JAKARTA (RIAUPOS.CO) - Pengadilan Tata Usaha Negara (PTUN) menggelar sidang lanjutan terkait dengan Penetapan Kawasan Hutan dengan Pengelolaan Khusus (KHDPK), di Jakarta, Selasa (31/1/2023).
Sidang lanjutan ini dengan agenda mendengarkan saksi fakta yang dihadirkan oleh tergugat dalam hal ini Kementerian Lingkungan Hidup dan Kehutanan Republik Indonesia (KLHK).
Ketua Kelompok Sumber Makmur Abadi Nurhidayat yang duduk sebagai saksi fakta menilai kebijakan penerbitan HKDP tersebut memihak kepada masyarakat.
Kata dia, masyarakat lebih mudah menyusun perencanaan untuk jangka pendek dan jangka panjang tentang apa saja yang akan mereka lakukan kedepannya. Pasalnya, dalam poin KHDP tersebut masyarakat mudah mendapatkan SK Ijin Pengelola Hutan Perhutanan Sosial(IPHPS).
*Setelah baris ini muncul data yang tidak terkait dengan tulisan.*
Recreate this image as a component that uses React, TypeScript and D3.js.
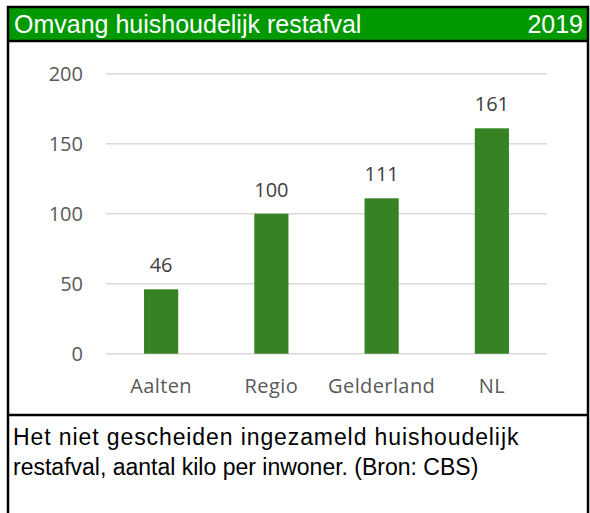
import { useRef, useEffect } from 'react';
import * as d3 from 'd3';

const title = 'Omvang huishoudelijk restafval';
const year = '2019';
const categories = ['Aalten', 'Regio', 'Gelderland', 'NL'];
const values = [46, 100, 111, 161];
const yTicks = [0, 50, 100, 150, 200];
const caption = [
  'Het niet gescheiden ingezameld huishoudelijk',
  'restafval, aantal kilo per inwoner. (Bron: CBS)',
];

const App = () => {
  const svgRef = useRef<SVGSVGElement>(null);

  useEffect(() => {
    if (!svgRef.current) return;
    const width = 590;
    const height = 513;
    const svg = d3.select(svgRef.current)
      .attr('width', width)
      .attr('height', height);
    svg.selectAll('*').remove();

    svg.append('rect').attr('width', width).attr('height', height).attr('fill', '#fff');

    const arial = '"Liberation Sans", Arial, sans-serif';

    // header
    svg.append('rect')
      .attr('x', 8).attr('y', 7).attr('width', 580).attr('height', 34)
      .attr('fill', '#009900');
    svg.append('text')
      .attr('x', 14).attr('y', 33)
      .attr('font-family', arial)
      .attr('font-size', 25)
      .attr('fill', '#fff')
      .text(title);
    svg.append('text')
      .attr('x', 583).attr('y', 33)
      .attr('text-anchor', 'end')
      .attr('font-family', arial)
      .attr('font-size', 25)
      .attr('fill', '#fff')
      .text(year);

    const x = d3.scaleBand()
      .domain(categories)
      .range([106, 547])
      .paddingInner(0.69)
      .paddingOuter(0.345);

    const y = d3.scaleLinear()
      .domain([0, 200])
      .range([353.7, 73.7]);

    const axisFont = '"Open Sans", "Noto Sans", sans-serif';

    svg.append('g')
      .selectAll('line')
      .data(yTicks)
      .join('line')
      .attr('x1', 106).attr('x2', 547)
      .attr('y1', d => y(d)).attr('y2', d => y(d))
      .attr('stroke', '#d9d9d9')
      .attr('stroke-width', 1.5);

    svg.append('g')
      .selectAll('text')
      .data(yTicks)
      .join('text')
      .attr('x', 83)
      .attr('y', d => y(d) + 7)
      .attr('text-anchor', 'end')
      .attr('font-family', axisFont)
      .attr('font-size', 20)
      .attr('fill', '#595959')
      .text(d => d);

    svg.append('g')
      .selectAll('rect')
      .data(values)
      .join('rect')
      .attr('x', (_, i) => x(categories[i])!)
      .attr('width', x.bandwidth())
      .attr('y', d => y(d))
      .attr('height', d => y(0) - y(d))
      .attr('fill', '#378324');

    svg.append('g')
      .selectAll('text')
      .data(values)
      .join('text')
      .attr('x', (_, i) => x(categories[i])! + x.bandwidth() / 2)
      .attr('y', d => y(d) - 17)
      .attr('text-anchor', 'middle')
      .attr('font-family', axisFont)
      .attr('font-size', 20)
      .attr('fill', '#404040')
      .text(d => d);

    svg.append('g')
      .selectAll('text')
      .data(categories)
      .join('text')
      .attr('x', d => x(d)! + x.bandwidth() / 2)
      .attr('y', 393)
      .attr('text-anchor', 'middle')
      .attr('font-family', axisFont)
      .attr('font-size', 20)
      .attr('letter-spacing', 0.4)
      .attr('fill', '#595959')
      .text(d => d);

    // caption (first line is set a bit looser, as in the original)
    svg.append('g')
      .selectAll('text')
      .data(caption)
      .join('text')
      .attr('x', 13)
      .attr('y', (_, i) => 445 + i * 30)
      .attr('font-family', arial)
      .attr('font-size', 23)
      .attr('letter-spacing', (_, i) => (i === 0 ? 0.9 : 0))
      .attr('fill', '#000')
      .text(d => d);

    // borders
    const border = svg.append('g').attr('stroke', '#000').attr('fill', 'none').attr('stroke-width', 2.5);
    border.append('line').attr('x1', 8).attr('x2', 8).attr('y1', 6).attr('y2', height);
    border.append('line').attr('x1', 588).attr('x2', 588).attr('y1', 6).attr('y2', height);
    border.append('line').attr('x1', 7).attr('x2', 589).attr('y1', 7).attr('y2', 7);
    border.append('line').attr('x1', 7).attr('x2', 589).attr('y1', 41).attr('y2', 41);
    border.append('line').attr('x1', 7).attr('x2', 589).attr('y1', 415).attr('y2', 415);

    return () => { svg.selectAll('*').remove(); };
  }, []);

  return <svg ref={svgRef} style={{ position: 'absolute', left: 0, top: 0, display: 'block' }} />;
};

export default App;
"Dengan diterbitkannya KHDP ini tidak ada masyarakat yang dirugikan bahkan masyarakat merasa dimudahkan karena tidak perlu ribet soal perizinan. Masyarakat lebih punya perencanaan dan lebi leluasa untuk menentukan perencanaan untuk jangka pendek dan panjang," kata Nurhidayat saat menyampaikan kesaksiannya, Selasa (31/1/2023).
Selain keleluasaan dalam menentukan perencanaan, mereka juga mendapat bimbingan tekhnis dalam hal pengelolaan hutan. “Kami juga dapat bantuan berupa alat untuk menunjang usaha seperti alat pengolah kopi,” ujarnya.
Sementara itu, Pendamping Perhutanan Sosial, Roni Uman Usmana menilai bahwa diterbitkannya KHDPK bisa memperbaiki sistem pengelolaan perhutanan sosial. Karena masyarakat memperoleh legal formal atau SK untuk ijin mengelola hutan tersebut.
“Kedua, saat SK terbit masyarakat diminta untuk dilatih diberi tatacara mengelola hutan yaitu melalui rencana pengelolaan hutan (RPh) dan rencana kerja Tahunan, kemudian rencana kerja usaha melalui penguatan kelembagaan,” pungkasnya.